La formation des traducteurs dans le monde arabe a également été abordée par Ranya Bakr des éditions égyptiennes Al Arabi. S’il existe depuis peu quelques ateliers de traduction prometteurs au Caire, la plupart des traducteurs restent des universitaires. Jörn Cambreleng, directeur de l’association Atlas et fondateur de la Fabrique de traducteurs, un programme qui s’adresse à des traducteurs étrangers du monde entier traduisant du français, a partagé son expérience sur les trois ateliers destinés à la traduction franco-arabe organisés dans le cadre de cette formation. "C’était difficile de trouver de bons candidats, car les formations et les structures d’accueil pour les traducteurs sont rares dans les pays arabophones."

 

Ces échanges intenses autour des questions de traduction, mais aussi de choix éditoriaux et de stratégies commerciales se sont poursuivis au cours du programme qui comprenait également des visites dans les maisons d’édition, dans une librairie ou encore à la BNF et la présentation de Gallica.

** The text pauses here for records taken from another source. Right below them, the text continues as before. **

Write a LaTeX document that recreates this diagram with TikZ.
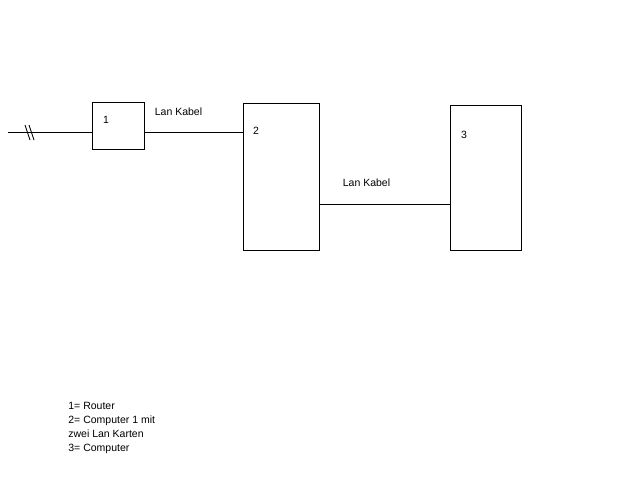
\documentclass[tikz,border=0pt]{standalone}
\usepackage{fontspec}
\setmainfont{Liberation Sans}
\tikzset{box/.style={draw, line width=0.8pt, inner sep=0pt},
 txt/.style={font=\fontsize{10.5}{14}\selectfont, inner sep=0pt}}
\begin{document}
\begin{tikzpicture}[x=1pt, y=-1pt, line width=0.8pt]
\useasboundingbox (0,0) rectangle (642,488);
\node[box, minimum width=52pt, minimum height=47pt] (router) at (118,125.5){};
\node[box, minimum width=76pt, minimum height=147pt] (pc1) at (281,176.5){};
\node[box, minimum width=71pt, minimum height=145pt] (pc2) at (485.5,177.5){};
\coordinate (wan) at (8,132);
\draw (wan)--(wan -| router.west);
\draw (25,125)--(30,140);
\draw (29,125)--(34,140);
\draw (router.east |- wan)--(pc1.west |- wan);
\draw (pc1.east |- 0,204)--(pc2.west |- 0,204);
\node[txt] (n1) at (106,120){1};
\node[txt] (n2) at (256,131){2};
\node[txt] (n3) at (464,135){3};
\node[txt] (kabel1) at (178.5,112){Lan Kabel};
\node[txt] (kabel2) at (366.5,183){Lan Kabel};
\node[txt, anchor=north west, align=left] (legende) at (68,402)
 {1= Router\\2= Computer 1 mit\\zwei Lan Karten\\3= Computer};
\end{tikzpicture}
\end{document}
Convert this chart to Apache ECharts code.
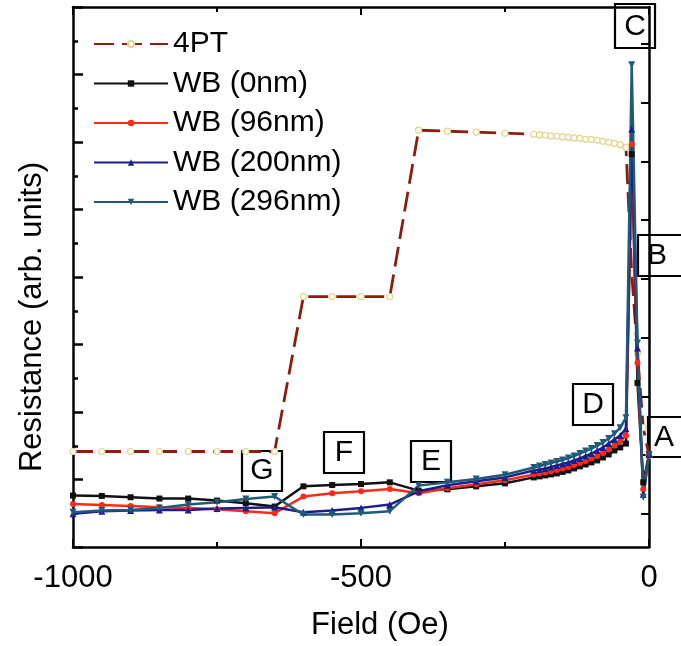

Et c’est à l’Iremmo que s’est déroulée une dernière séquence au cours de laquelle les éditeurs invités ont présenté une sélection de titres emblématiques de leur catalogue. L’occasion de prendre la mesure une nouvelle fois du dynamisme et de l’inventivité de cette édition arabe. Parmi les pistes évoquées à l’Iremmo, l’idée d’organiser le prochain Fellowship d’éditeurs de langue arabe, en février 2021, au moment du Model, le Maghreb et Orient des Livres dont l’Iremmo est partenaire, semble faire son chemin.